- _Provided material_:
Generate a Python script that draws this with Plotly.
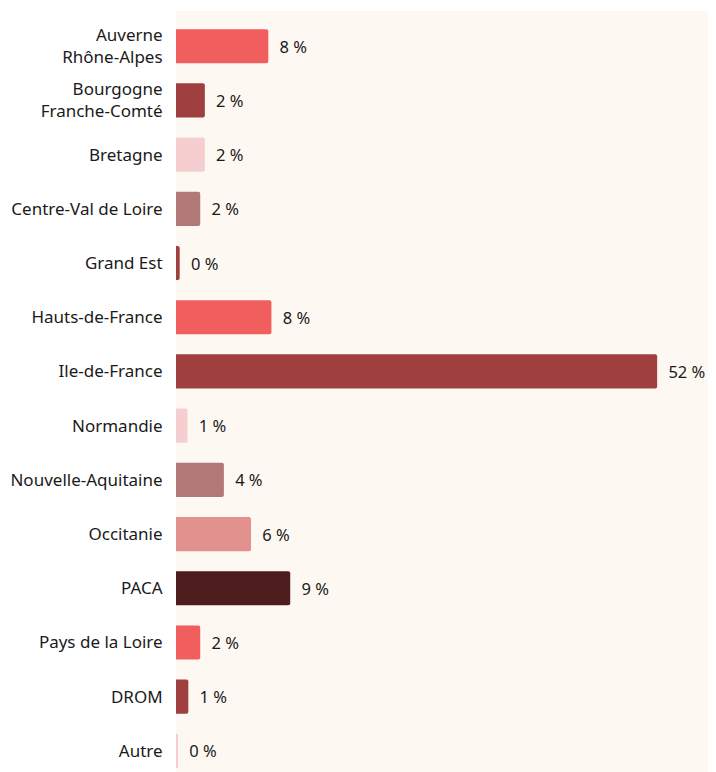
import plotly.graph_objects as go

regions = ["Auverne<br>Rhône-Alpes", "Bourgogne<br>Franche-Comté", "Bretagne",
           "Centre-Val de Loire", "Grand Est", "Hauts-de-France", "Ile-de-France",
           "Normandie", "Nouvelle-Aquitaine", "Occitanie", "PACA",
           "Pays de la Loire", "DROM", "Autre"]
# bar lengths
values = [8.0, 2.5, 2.5, 2.1, 0.32, 8.27, 41.7, 1.0, 4.15, 6.5, 9.9, 2.1, 1.07, 0.13]
# labels as printed next to each bar
labels = ["8 %", "2 %", "2 %", "2 %", "0 %", "8 %", "52 %", "1 %", "4 %", "6 %",
          "9 %", "2 %", "1 %", "0 %"]
colors = ["#F05F5E", "#A03F40", "#F5CFCF", "#B07876", "#A03F40", "#F05F5E", "#A03F40",
          "#F5CFCF", "#B07876", "#E3918F", "#4E1D1E", "#F05F5E", "#A03F40", "#F5CFCF"]

fig = go.Figure(go.Bar(
    y=regions, x=values, orientation="h",
    marker=dict(color=colors, line=dict(width=0)),
    text=["\u2002" + t for t in labels],
    textposition="outside", cliponaxis=False,
    textfont=dict(size=16.5, color="#1a1a1a"),
    width=0.63,
    hoverinfo="skip",
))

# page body has an 8px margin, so the figure is a bit smaller than the window
fig.update_layout(
    width=708, height=764,
    margin=dict(l=168, r=0, t=3, b=0, autoexpand=False),
    paper_bgcolor="white", plot_bgcolor="#FEF8F2",
    font=dict(family="Noto Sans", size=17, color="#1a1a1a"),
    barcornerradius=2,
    showlegend=False,
    xaxis=dict(range=[0, 46.8], visible=False, fixedrange=True, automargin=False),
    yaxis=dict(range=[13.39, -0.65], showgrid=False, zeroline=False, automargin=False,
               ticks="outside", ticklen=9, tickcolor="rgba(0,0,0,0)",
               tickfont=dict(size=17, color="#1a1a1a"), fixedrange=True),
)

fig.write_html("out.html")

- _Your task_: Give every line above again exactly, with no pictures.

- _Task response_:
Generate a Python script that draws this with Plotly.
import plotly.graph_objects as go

regions = ["Auverne<br>Rhône-Alpes", "Bourgogne<br>Franche-Comté", "Bretagne",
           "Centre-Val de Loire", "Grand Est", "Hauts-de-France", "Ile-de-France",
           "Normandie", "Nouvelle-Aquitaine", "Occitanie", "PACA",
           "Pays de la Loire", "DROM", "Autre"]
# bar lengths
values = [8.0, 2.5, 2.5, 2.1, 0.32, 8.27, 41.7, 1.0, 4.15, 6.5, 9.9, 2.1, 1.07, 0.13]
# labels as printed next to each bar
labels = ["8 %", "2 %", "2 %", "2 %", "0 %", "8 %", "52 %", "1 %", "4 %", "6 %",
          "9 %", "2 %", "1 %", "0 %"]
colors = ["#F05F5E", "#A03F40", "#F5CFCF", "#B07876", "#A03F40", "#F05F5E", "#A03F40",
          "#F5CFCF", "#B07876", "#E3918F", "#4E1D1E", "#F05F5E", "#A03F40", "#F5CFCF"]

fig = go.Figure(go.Bar(
    y=regions, x=values, orientation="h",
    marker=dict(color=colors, line=dict(width=0)),
    text=["\u2002" + t for t in labels],
    textposition="outside", cliponaxis=False,
    textfont=dict(size=16.5, color="#1a1a1a"),
    width=0.63,
    hoverinfo="skip",
))

# page body has an 8px margin, so the figure is a bit smaller than the window
fig.update_layout(
    width=708, height=764,
    margin=dict(l=168, r=0, t=3, b=0, autoexpand=False),
    paper_bgcolor="white", plot_bgcolor="#FEF8F2",
    font=dict(family="Noto Sans", size=17, color="#1a1a1a"),
    barcornerradius=2,
    showlegend=False,
    xaxis=dict(range=[0, 46.8], visible=False, fixedrange=True, automargin=False),
    yaxis=dict(range=[13.39, -0.65], showgrid=False, zeroline=False, automargin=False,
               ticks="outside", ticklen=9, tickcolor="rgba(0,0,0,0)",
               tickfont=dict(size=17, color="#1a1a1a"), fixedrange=True),
)

fig.write_html("out.html")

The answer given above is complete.